Wednesday, August 25, 2010

Mounties, police officers earned $80 million in overtime during Olympics: Documents

Damian Inwood, The Province August 25, 2010 5:42 PM

Police working on Olympic security racked up a whopping $80 million in overtime during the Vancouver 2010 Winter Games. Documents obtained by The Province under Access to Information legislation show $47 million in overtime was paid to about 4,300 RCMP. A further $33 million in overtime was paid to roughly 1,700 police officers seconded from other Canadian police departments, as part of a $159.5- million “professional services” tab. “At the end of the day there was a lot of overtime, there’s no doubt about that,” Supt. Kevin Debruyckere, the RCMP’s Integrated Security Unit operations officer, acknowledged Wednesday. Debruyckere defended the overtime costs, saying police had to balance the need for resources with keeping home units up to strength.

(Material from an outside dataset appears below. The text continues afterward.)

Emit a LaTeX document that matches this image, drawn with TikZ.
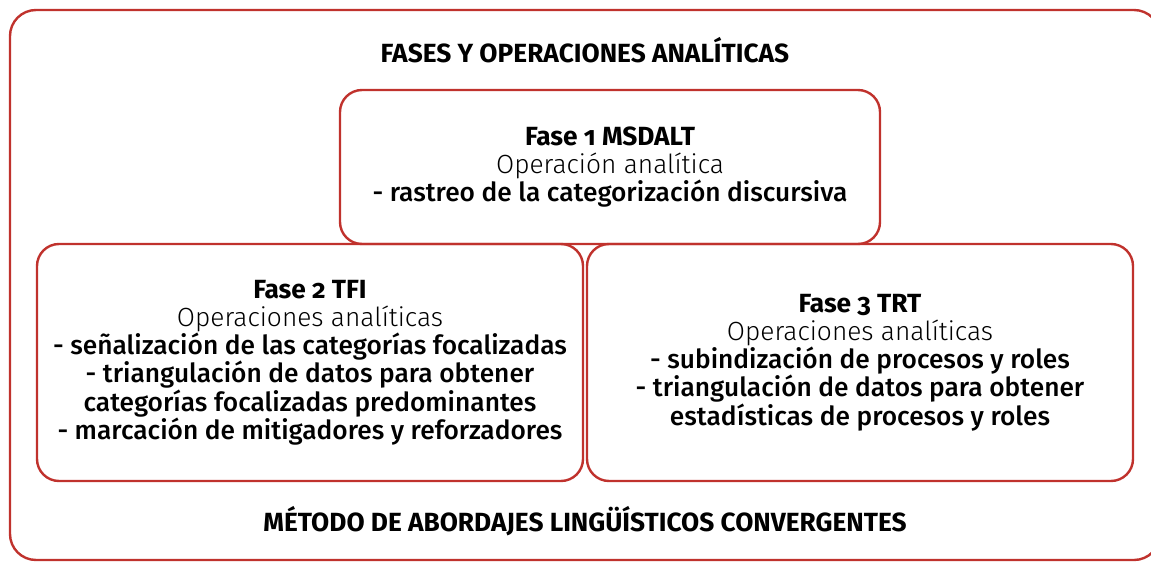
\documentclass[tikz,border=0pt]{standalone}
\usepackage{fontspec}
\setmainfont{Fira Sans}[Numbers=OldStyle]
\newfontfamily\lightfont{Fira Sans Light}[Numbers=OldStyle]
\newfontfamily\mediumfont{Fira Sans Medium}[Numbers=OldStyle]
\definecolor{faserot}{RGB}{192,50,45}
\begin{document}
\begin{tikzpicture}[x=1pt,y=-1pt,
	rahmen/.style={draw=faserot,line width=2.4pt,rounded corners=22pt,inner sep=0pt},
	fasebox/.style={rahmen,minimum width=546pt,minimum height=237pt},
	schrift/.style={align=center,font=\fontsize{26.3}{28.2}\selectfont}]
	\useasboundingbox (0,0) rectangle (1151,567);
	
	% aeusserer rahmen
	\node[rahmen,rounded corners=26pt,minimum width=1150pt,minimum height=550pt] (aussen) at (585,285) {};
	\node[schrift] (titel) at (585,50) {\textbf{FASES Y OPERACIONES ANALÍTICAS}};
	\node[schrift] (methode) at (585,521) {\textbf{MÉTODO DE ABORDAJES LINGÜÍSTICOS CONVERGENTES}};
	
	% fase 1
	\node[rahmen,schrift,minimum width=540pt,minimum height=154pt] (fase1) at (610,167)
		{\textbf{Fase 1 MSDALT}\\ {\lightfont Operación analítica}\\ {\mediumfont - rastreo de la categorización discursiva}};
	
	% fase 2 und fase 3
	\node[fasebox,schrift] (fase2) at (310,362.5)
		{\textbf{Fase 2 TFI}\\ {\lightfont Operaciones analíticas}\\
		{\mediumfont - señalización de las categorías focalizadas}\\
		{\mediumfont - triangulación de datos para obtener}\\
		{\mediumfont categorías focalizadas predominantes}\\
		{\mediumfont - marcación de mitigadores y reforzadores}};
	\node[fasebox,schrift] (fase3) at (860,362.5)
		{\textbf{Fase 3 TRT}\\ {\lightfont Operaciones analíticas}\\
		{\mediumfont - subindización de procesos y roles}\\
		{\mediumfont - triangulación de datos para obtener}\\
		{\mediumfont estadísticas de procesos y roles}};
\end{tikzpicture}
\end{document}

“There’s only so many police officers to go around,” he said. “ It’s not like it was [at the Beijing 2008 Olympics] where there was an unlimited number of police officers within a couple of hundred miles. We had to pull people from right across the country.” He said that one challenge was the length of the security operation. “It was really a struggle to deploy that many people for that length of time,” he added. “Compared to the G8 or G20 in Toronto, where people were gone for a week, this was a 30-day deployment. On a day-to-day basis we staffed each of our venues and our sites with the resources that we needed and some of that included overtime.” The documents showed that $31 million was paid by the ISU as regular RCMP pay to “non-federal” cops. Debruyckere said that didn’t include wages which were already being paid to Mounties from Ontario, Quebec, B.C. and RCMP headquarters. “For example, we would have paid an RCMP member from Alberta,” he added.

The documents also show that $106.9 million was spent on travel. Debruyckere said travel costs included about $85 million for accommodation, including three cruise ships. About $5 million was spent on air travel, including expensive charter flights needed to get RCMP home when the Games were over, he said. The ISU’s portion of the $900 million total Olympic security bill was originally budgeted at $491.9 million. It included $177.5 million for regular pay, secondments, overtime and benefits, $306.3 million for operational costs, including accommodation, meals, travel and fuel and $8.1 million for capital costs such as radio equipment and vehicles. Debruyckere said that while the final Olympic security bill is still being finalized, it will come in under budget.

“We’re going to be left with this legacy of debt in all kinds of different ways and police overtime costs is just one more example,” fumed Maureen Bader, B.C. director of the Canadian Taxpayers Federation. Federal NDP Olympic critic Peter Julian complained that getting the true cost of the Olympics is “like some kind of water torture.” “If overtime is paid out, it’s because things have not been set up properly in the first place,” added Julian, NDP MP for Burnaby-New Westminster. “The problem is that each of these budget envelopes add up to what is a frighteningly-high figure.”

1 comment:

Anonymous said...

I guess that this is what they meant when they said that there would be HUGE economic benefits spun over from the games, eh?
I mean other than the free martinis for El Gordo, that is.